I have to show that the following set: $$A = \left\{ 1, 1-x , 1-2x + {1 \over 2} x^2\right\}$$
is orthogonal system in relative to the inner product
$$\langle f, g\rangle = \int ^\infty_0 f(x)g(x)e^{-x}dx$$.

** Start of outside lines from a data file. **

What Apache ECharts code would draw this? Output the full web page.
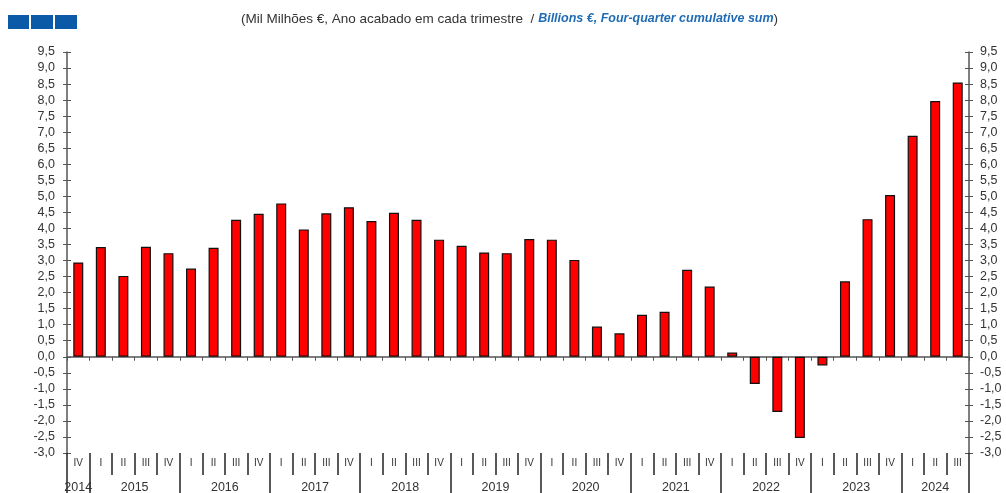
<!DOCTYPE html>
<html>
<head>
<meta charset="utf-8">
<script src="https://cdn.jsdelivr.net/npm/echarts@6/dist/echarts.min.js"></script>
<style>
  html, body { margin: 0; padding: 0; background: #fff; }
  #chart { width: 1006px; height: 493px; }
</style>
</head>
<body>
<div id="chart"></div>
<script>
// trimestres, de 2014 IV a 2024 III
const quarters = ['IV',
  'I', 'II', 'III', 'IV', 'I', 'II', 'III', 'IV', 'I', 'II', 'III', 'IV',
  'I', 'II', 'III', 'IV', 'I', 'II', 'III', 'IV', 'I', 'II', 'III', 'IV',
  'I', 'II', 'III', 'IV', 'I', 'II', 'III', 'IV', 'I', 'II', 'III', 'IV',
  'I', 'II', 'III'];
const years = ['2014', '2015', '2016', '2017', '2018', '2019', '2020', '2021', '2022', '2023', '2024'];
// Mil Milhões €, soma de quatro trimestres
const values = [2.94,
  3.42, 2.52, 3.43, 3.23,
  2.75, 3.40, 4.27, 4.46,
  4.78, 3.97, 4.47, 4.66,
  4.23, 4.49, 4.27, 3.65,
  3.46, 3.25, 3.23, 3.67,
  3.65, 3.02, 0.94, 0.73,
  1.31, 1.40, 2.71, 2.19,
  0.13, -0.85, -1.72, -2.53,
  -0.27, 2.35, 4.29, 5.04,
  6.89, 7.97, 8.55];
const yTicks = { min: -3, max: 9.5, interval: 0.5 };

// inicio de cada ano dentro dos trimestres (novo ano em cada 'I')
const yearStarts = [0];
quarters.forEach((q, i) => { if (i > 0 && q === 'I') yearStarts.push(i); });
const yearEnds = yearStarts.slice(1).concat([quarters.length]);
// eixo dos anos: meios-trimestres (pontos 0..80)
const halfPoints = [];
for (let i = 0; i <= quarters.length * 2; i++) halfPoints.push(String(i));
const yearLabelAt = {};
years.forEach((y, k) => { yearLabelAt[yearStarts[k] + yearEnds[k]] = y; });
const yearTickAt = {};
yearStarts.concat([quarters.length]).forEach(s => { yearTickAt[s * 2] = true; });

const fmt = v => v.toFixed(1).replace('.', ',');
const axisGray = '#555';
const txt = '#333';

const myChart = echarts.init(document.getElementById('chart'));

const yBase = {
  type: 'value', min: yTicks.min, max: yTicks.max, interval: yTicks.interval,
  splitLine: { show: false }
};

const option = {
  animation: false,
  textStyle: { fontFamily: 'Liberation Sans, Arial, sans-serif' },
  title: {
    left: 236, top: 7,
    text: '{a|(Mil Milhões €, Ano acabado em cada trimestre  / }{b|Billions €, Four-quarter cumulative sum}{a|)}',
    textStyle: {
      fontWeight: 'normal',
      rich: {
        a: { color: txt, fontSize: 13.5, fontWeight: 'normal', fontFamily: 'Liberation Sans' },
        b: { color: '#1f6cb4', fontSize: 12.5, fontStyle: 'italic', fontWeight: 'bold', fontFamily: 'Liberation Sans' }
      }
    }
  },
  graphic: [
    { type: 'rect', shape: { x: 8, y: 15, width: 21, height: 14 }, style: { fill: '#0b5aa8' } },
    { type: 'rect', shape: { x: 31, y: 15, width: 22, height: 14 }, style: { fill: '#0b5aa8' } },
    { type: 'rect', shape: { x: 55, y: 15, width: 22, height: 14 }, style: { fill: '#0b5aa8' } }
  ],
  grid: { left: 67, right: 37, top: 52, bottom: 40, outerBoundsMode: 'none' },
  xAxis: [
    { // trimestres
      type: 'category', data: quarters, position: 'bottom',
      axisLine: { show: false, onZero: false },
      axisTick: { show: true, interval: 0, length: 22, lineStyle: { color: '#222', width: 1.5 } },
      axisLabel: { interval: 0, margin: 5, fontSize: 10, color: txt }
    },
    { // anos
      type: 'category', data: halfPoints, boundaryGap: false, position: 'bottom',
      axisLine: { show: false, onZero: false },
      axisTick: { show: true, length: 40, interval: idx => !!yearTickAt[idx], lineStyle: { color: '#222', width: 1.5 } },
      axisLabel: { interval: 0, margin: 28, fontSize: 12.5, color: txt, formatter: (v, idx) => yearLabelAt[idx] || '' }
    },
    { // linha do zero
      type: 'category', data: quarters, position: 'bottom',
      axisLine: { show: true, onZero: true, onZeroAxisIndex: 0, lineStyle: { color: axisGray, width: 1.5 } },
      axisTick: { show: true, interval: 0, length: 4, lineStyle: { color: axisGray } },
      axisLabel: { show: false }
    }
  ],
  yAxis: [
    Object.assign({}, yBase, {
      position: 'left',
      axisLine: { show: true, lineStyle: { color: axisGray, width: 1.5 } },
      axisTick: { show: true, length: 4, lineStyle: { color: axisGray } },
      axisLabel: { margin: 12, fontSize: 12.5, color: txt, formatter: fmt }
    }),
    Object.assign({}, yBase, {
      position: 'right',
      axisLine: { show: true, lineStyle: { color: axisGray, width: 1.5 } },
      axisTick: { show: true, length: 4, lineStyle: { color: axisGray } },
      axisLabel: { margin: 11, fontSize: 12.5, color: txt, formatter: fmt }
    }),
    Object.assign({}, yBase, {
      position: 'left',
      axisLine: { show: false },
      axisTick: { show: true, inside: true, length: 4, lineStyle: { color: axisGray } },
      axisLabel: { show: false }
    }),
    Object.assign({}, yBase, {
      position: 'right',
      axisLine: { show: false },
      axisTick: { show: true, inside: true, length: 4, lineStyle: { color: axisGray } },
      axisLabel: { show: false }
    })
  ],
  series: [{
    type: 'bar',
    xAxisIndex: 0,
    yAxisIndex: 0,
    data: values,
    barWidth: 10,
    itemStyle: { color: '#ff0000', borderColor: '#111', borderWidth: 1.2 }
  }]
};

myChart.setOption(option);
window.onresize = myChart.resize;
</script>
</body>
</html>
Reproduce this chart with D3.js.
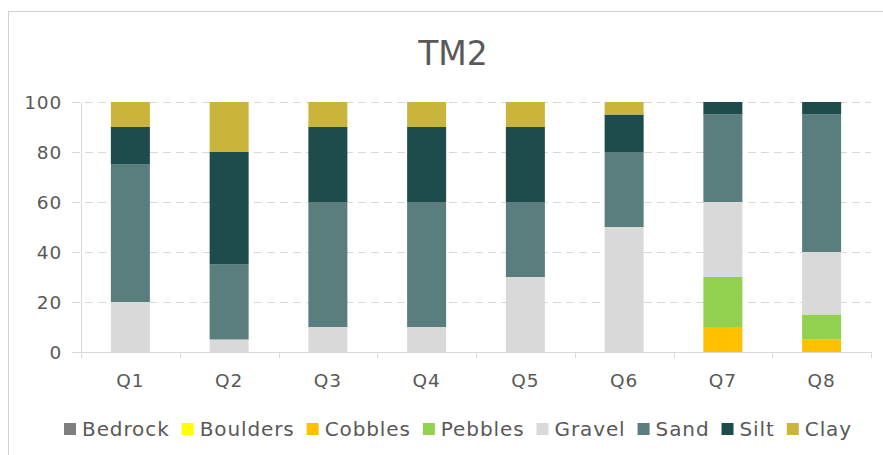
<!DOCTYPE html>
<html>
<head>
<meta charset="utf-8">
<script src="https://cdn.jsdelivr.net/npm/d3@7"></script>
<style>
  html, body { margin: 0; padding: 0; background: #fff; }
  svg { display: block; font-family: "DejaVu Sans", sans-serif; }
</style>
</head>
<body>
<svg id="chart" width="883" height="455"></svg>
<script>
// Sediment composition (%) per quadrat, stacked bottom to top
const categories = ["Q1", "Q2", "Q3", "Q4", "Q5", "Q6", "Q7", "Q8"];
const seriesNames = ["Bedrock", "Boulders", "Cobbles", "Pebbles", "Gravel", "Sand", "Silt", "Clay"];
const bedrock  = [0, 0, 0, 0, 0, 0, 0, 0];
const boulders = [0, 0, 0, 0, 0, 0, 0, 0];
const cobbles  = [0, 0, 0, 0, 0, 0, 10, 5];
const pebbles  = [0, 0, 0, 0, 0, 0, 20, 10];
const gravel   = [20, 5, 10, 10, 30, 50, 30, 25];
const sand     = [55, 30, 50, 50, 30, 30, 35, 55];
const silt     = [15, 45, 30, 30, 30, 15, 5, 5];
const clay     = [10, 20, 10, 10, 10, 5, 0, 0];
const yTicks = [0, 20, 40, 60, 80, 100];
const colors = ["#7f7f7f", "#ffff00", "#ffc000", "#92d050", "#d9d9d9", "#5a7e7d", "#1e4b4c", "#c9b53c"];

const seriesValues = [bedrock, boulders, cobbles, pebbles, gravel, sand, silt, clay];
const rows = categories.map((c, i) => {
  const r = { cat: c };
  seriesNames.forEach((s, j) => { r[s] = seriesValues[j][i]; });
  return r;
});
const stacked = d3.stack().keys(seriesNames)(rows);

const svg = d3.select("#chart");
const plotLeft = 81, plotRight = 871, plotTop = 102, plotBottom = 352;

// chart frame
svg.append("rect")
  .attr("x", 8.5).attr("y", 11.5)
  .attr("width", 920).attr("height", 500)
  .attr("fill", "none").attr("stroke", "#d0d0d0").attr("stroke-width", 1);

const x = d3.scaleBand().domain(categories).range([plotLeft, plotRight])
  .paddingInner(0.605).paddingOuter(0.3025);
const y = d3.scaleLinear().domain([0, 100]).range([plotBottom, plotTop]);
const color = d3.scaleOrdinal().domain(seriesNames).range(colors);

// title
svg.append("text")
  .attr("x", 453).attr("y", 65)
  .attr("text-anchor", "middle")
  .attr("font-size", 33).attr("fill", "#595959")
  .text("TM2");

// dashed gridlines
svg.append("g").selectAll("line")
  .data(yTicks.filter(t => t > 0))
  .join("line")
  .attr("x1", 72).attr("x2", plotRight)
  .attr("y1", d => Math.round(y(d)) + 0.5).attr("y2", d => Math.round(y(d)) + 0.5)
  .attr("stroke", "#d9d9d9").attr("stroke-width", 1)
  .attr("stroke-dasharray", "8,5");

// y axis line
svg.append("line")
  .attr("x1", plotLeft + 0.5).attr("x2", plotLeft + 0.5)
  .attr("y1", plotTop).attr("y2", plotBottom + 6)
  .attr("stroke", "#d9d9d9");

// y tick labels
svg.append("g").selectAll("text")
  .data(yTicks)
  .join("text")
  .attr("x", 62).attr("y", d => y(d))
  .attr("dy", "0.36em")
  .attr("text-anchor", "end")
  .attr("font-size", 18.5).attr("letter-spacing", 0.8)
  .attr("fill", "#595959")
  .text(d => d);

// bars
svg.append("g").selectAll("g")
  .data(stacked)
  .join("g")
  .attr("fill", d => color(d.key))
  .selectAll("rect")
  .data(d => d)
  .join("rect")
  .attr("x", d => x(d.data.cat))
  .attr("width", x.bandwidth())
  .attr("y", d => y(d[1]))
  .attr("height", d => y(d[0]) - y(d[1]));

// x axis
const xAxis = svg.append("g").attr("transform", `translate(0,${plotBottom})`);
xAxis.append("line")
  .attr("x1", 72).attr("x2", plotRight)
  .attr("y1", 0.5).attr("y2", 0.5)
  .attr("stroke", "#d9d9d9");
const boundaries = categories.map(c => x(c) - (x.step() - x.bandwidth()) / 2)
  .concat([plotRight]);
xAxis.selectAll("line.tick")
  .data(boundaries)
  .join("line")
  .attr("class", "tick")
  .attr("x1", d => Math.round(d) + 0.5).attr("x2", d => Math.round(d) + 0.5)
  .attr("y1", 0).attr("y2", 6)
  .attr("stroke", "#d9d9d9");
xAxis.selectAll("text")
  .data(categories)
  .join("text")
  .attr("x", d => x(d) + x.bandwidth() / 2)
  .attr("y", 35)
  .attr("text-anchor", "middle")
  .attr("font-size", 18.5).attr("letter-spacing", 1)
  .attr("fill", "#595959")
  .text(d => d);

// legend
const legend = svg.append("g");
const items = legend.selectAll("g")
  .data(seriesNames)
  .join("g");
items.append("rect")
  .attr("width", 12).attr("height", 12)
  .attr("y", 423)
  .attr("fill", d => color(d));
items.append("text")
  .attr("x", 18).attr("y", 436)
  .attr("font-size", 20).attr("letter-spacing", 0.9)
  .attr("fill", "#595959")
  .text(d => d);
let cursor = 0;
const positions = [];
items.each(function () {
  positions.push(cursor);
  const w = d3.select(this).select("text").node().getComputedTextLength();
  cursor += 18 + w + 12;
});
const totalW = cursor - 12;
const startX = 458 - totalW / 2;
items.attr("transform", (d, i) => `translate(${startX + positions[i]},0)`);
</script>
</body>
</html>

as far as I know, in order that $A$ will be a orthogonal system, for any $f,g \in A$,
$$\langle f, g\rangle = \begin{cases}0 & f \ne g \\ 1 & f = g \end{cases}$$
Lets take $f = 1, g = (1 - 2x + \frac{1}{2}x^2)$,
\begin{align} \langle f, g\rangle = &\int^\infty_0 1\cdot(1 - 2x + \frac{x^2}{2})dx\\ = & \int^\infty_01-2x + \frac{x^2}{2} dx \\ = & \int^\infty_01 - 2x + \frac{1}{2}x^2 \\ = & \int^\infty_01 - \int^\infty_02x + \int^\infty_0 \frac {1}{2} x^2\\ = & x - \frac{x^2}{2} + \frac{x^3}{6}\bigg|^\infty_0 \\ = & 0 - (\infty - \frac{\infty^2}{2} + \frac{\infty^3}{6}) = \infty. \end{align}
So how that set is orthogonal? thanks in advance.
You've forgotten the $e^{-x}$ term in $\langle f,g\rangle$.
$$\langle f,g\rangle =\int_0^\infty 1\cdot(1-2x+\frac{x^2}{2})\cdot e^{-x} \mathrm{d}x=0$$
etc.